Before I get into the heart of my post, I want to remind you of the Five Laws that Ranganathan proposed in 1931:
- Books are for use.
- Every reader his [or her] book.
- Every book its reader.
- Save the time of the reader.
- The library is a growing organism.
Set aside the quibbling about books versus electronic resources versus movies versus whatever, and the prescience of good ol' Shilayi Ramamrita Ranganathan shines through, even to today's libraries. Or, to get back to my music metaphor, his proposal "has a good beat, and you can dance to it" even now.
This kind of thinking applies to any kind of library, to any kind of resource, and to any kind of person using a library. We don't have Westlaw at my library, but we don't have lawyers or even a pre-law program. On the other hand, we do subscribe to most of the really important databases for the disciplines represented by our faculty. We have a communication department, so we have Communication and Mass Media Complete. We have PsycInfo for our psychology people. And so on, and so on.
Similarly, we have a strong and growing popular reading collection. I know there are still people out there who think librarians should be the arbiters of good taste. That we should guide our patrons away from trash and towards "literature" (imagine those quote marks as sarcastic air quotes). You know what? Forget that. First of all, plenty of authors who are considered high literature these days were considered popular fiction in their own times. Jane Austen, anyone? Second, trying to tell people what they should and shouldn't read goes against Ranganathan's ideas.
In case you've forgotten, or in case you haven't been reading my blog for long, let me remind you what the community I serve is like. I work at a small, liberal arts college that is in a semi-rural part of Northeast Ohio. The nearest public library is in the next town over, but most of the students who attend my college don't have a car so the next town over is still out of reach. We are part of the OhioLINK consortium, which gives the community access to more books than you can imagine, but even those materials take 3-5 business days to arrive.

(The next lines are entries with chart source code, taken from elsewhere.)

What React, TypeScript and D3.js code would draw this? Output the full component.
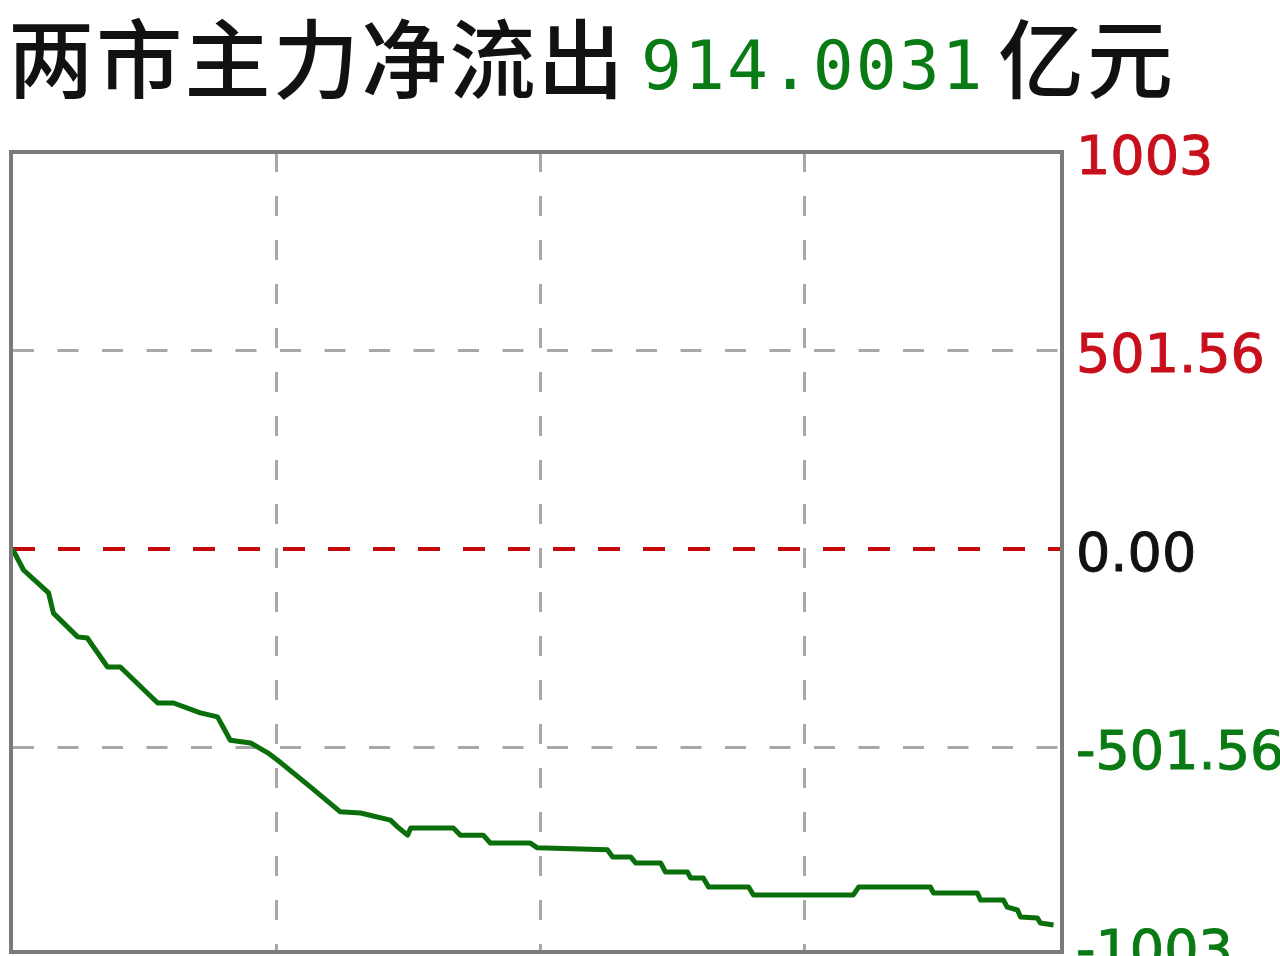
import React from "react";
import * as d3 from "d3";

const titleText = "两市主力净流出";
const titleValue = "914.0031";
const titleUnit = "亿元";

const yTicks = [1003, 501.56, 0, -501.56, -1003];
const yTickLabels = ["1003", "501.56", "0.00", "-501.56", "-1003"];
const xGridMinutes = [60, 120, 180];

const minutes = [0, 2.5, 8.2, 9.3, 14.8, 17.0, 21.6, 24.5, 33.0, 36.6, 42.7, 46.6, 49.5, 54.1, 58.0, 60.2, 67.7, 74.5, 79.1, 85.9, 87.5, 89.8, 90.5, 100.2, 101.8, 107.0, 108.6, 117.7, 119.3, 135.2, 136.4, 140.5, 141.6, 147.3, 148.4, 153.4, 154.1, 157.0, 158.2, 167.3, 168.4, 191.1, 192.3, 208.6, 209.3, 219.3, 220.0, 225.2, 226.1, 228.4, 229.1, 232.9, 233.6, 236.6];
const flows = [0, -53, -111, -162, -222, -225, -298, -298, -389, -389, -414, -424, -483, -490, -515, -533, -601, -664, -667, -685, -702, -723, -705, -705, -723, -723, -743, -743, -755, -760, -778, -778, -793, -793, -816, -816, -831, -831, -854, -854, -874, -874, -854, -854, -869, -869, -887, -887, -905, -912, -930, -932, -945, -950];

const W = 1280;
const H = 956;

export default function App() {
  const x = d3.scaleLinear().domain([0, 240]).range([12.5, 1068.5]);
  const y = d3.scaleLinear().domain([-1003, 1003]).range([946, 152]);
  const pts: [number, number][] = minutes.map((m, i) => [m, flows[i]]);
  const line = d3
    .line<[number, number]>()
    .x((d) => x(d[0]))
    .y((d) => y(d[1]))
    .curve(d3.curveLinear);

  const labelColor = (v: number) => (v > 0 ? "#c8101c" : v < 0 ? "#0a7a14" : "#111111");
  const frame = { x0: 11, y0: 152, x1: 1062, y1: 952 };

  return (
    <svg
      width={W}
      height={H}
      style={{ position: "absolute", left: 0, top: 0, background: "#ffffff" }}
    >
      <rect x={0} y={0} width={W} height={H} fill="#ffffff" />
      {/* title */}
      <text
        x={8}
        y={92}
        fontFamily="'Noto Sans CJK SC'"
        fontSize={86}
        fontWeight={500}
        fill="#111111"
        letterSpacing={2.3}
      >
        {titleText}
      </text>
      <text
        x={641}
        y={89}
        fontFamily="'DejaVu Sans Mono'"
        fontSize={68}
        fill="#0a7a14"
        letterSpacing={2}
      >
        {titleValue}
      </text>
      <text
        x={998}
        y={92}
        fontFamily="'Noto Sans CJK SC'"
        fontSize={86}
        fontWeight={500}
        fill="#111111"
        letterSpacing={3}
      >
        {titleUnit}
      </text>

      {/* vertical grid */}
      {xGridMinutes.map((m) => (
        <line
          key={"vx" + m}
          x1={x(m)}
          x2={x(m)}
          y1={frame.y0}
          y2={frame.y1}
          stroke="#a8a8a8"
          strokeWidth={3}
          strokeDasharray="20 24"
        />
      ))}
      {/* horizontal grid */}
      {yTicks
        .filter((v) => Math.abs(v) > 0 && Math.abs(v) < 1003)
        .map((v) => (
          <line
            key={"hy" + v}
            x1={frame.x0 + 2}
            x2={frame.x1}
            y1={y(v)}
            y2={y(v)}
            stroke="#a8a8a8"
            strokeWidth={3}
            strokeDasharray="21 23.5"
          />
        ))}
      {/* zero line */}
      <line
        x1={frame.x0 + 2}
        x2={frame.x1}
        y1={y(0)}
        y2={y(0)}
        stroke="#c40a0a"
        strokeWidth={4}
        strokeDasharray="22 23"
      />

      {/* flow line */}
      <path d={line(pts) || ""} fill="none" stroke="#0a6e0a" strokeWidth={5} strokeLinejoin="round" />

      {/* frame */}
      <rect
        x={frame.x0}
        y={frame.y0}
        width={frame.x1 - frame.x0}
        height={frame.y1 - frame.y0}
        fill="none"
        stroke="#7a7a7a"
        strokeWidth={4}
      />

      {/* right labels */}
      {yTicks.map((v, i) => (
        <text
          key={"lbl" + v}
          x={1076}
          y={y(v) + 3}
          dominantBaseline="central"
          fontFamily="'DejaVu Sans'"
          fontSize={54}
          fill={labelColor(v)}
          stroke={labelColor(v)}
          strokeWidth={1}
        >
          {yTickLabels[i]}
        </text>
      ))}
    </svg>
  );
}
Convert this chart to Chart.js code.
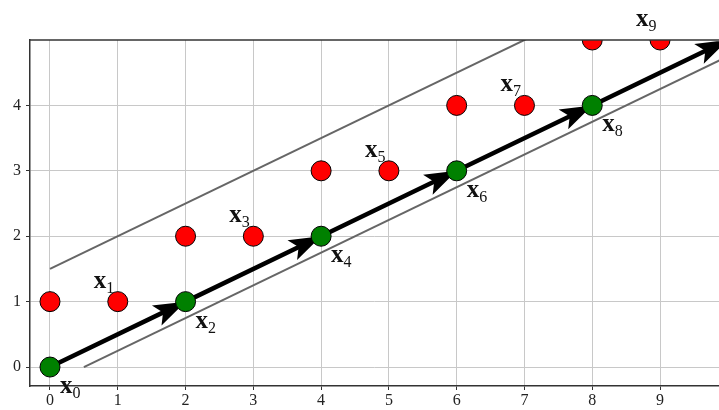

Taking all of this into account, some people would still question my collection development decisions. Why do I have the "Hunger Games" series? Why do I plan to buy the "Fifty Shades of Gray" series in the new fiscal year? Why did I add a copy of The Overton Window to our collection even though Glenn Beck's politics make me want to scream? My answer: because of Ranganathan.
- Books are for use. I know these books will get used. Our copy of Hunger Games doesn't seem to get reshelved much these days. As soon as it's returned, out it goes again. That kind of thing doesn't happen that frequently at a library like mine.
- Every reader his [or her] book. I have no personal interest in Twilight or the uber-popular fan fiction it spawned, but readers in my community do. Further, our rhetorician contributed a chapter to a book about Twilight, so I know I need to have the "Fifty Shades of Gray" books.
- Every book its reader. I do lots of hand-selling, successfully, for our popular reading collection. There are a couple of members of the English department who are always open to a new graphic novel.
- Save the time of the reader. Although I don't mind waiting, most people don't want to wait 3-5 days for a book to arrive. They want to start reading it NOW NOW NOW, especially when it comes to pleasure reading. That's why we have books by Jennifer Crusie and Les Roberts and Stephen King. If a member of my community comes in looking for something fun to read, I can save them time by having these things on hand.
- The library is a growing organism. This is the most important of all of the laws. The library grows in response to the stimulus provided by the environment. I'm lucky in that there are many members of the faculty who teach popular literature, so I have curricular support/stimulus for my efforts. I'd still buy the same kind of books even if I didn't, because this is a lot of what the students and staff on my campus want to read. Back to my original music metaphor once again: you cannot dictate what kind of music is going to be popular, or how sub-genres of styles are going to evolve. Just as you cannot tell people what they should and shouldn't read.
What about you? Do you agree with the way I've interpreted S. R. R.'s Laws? Why/why not? How do you integrate them into your own collection development philosophy?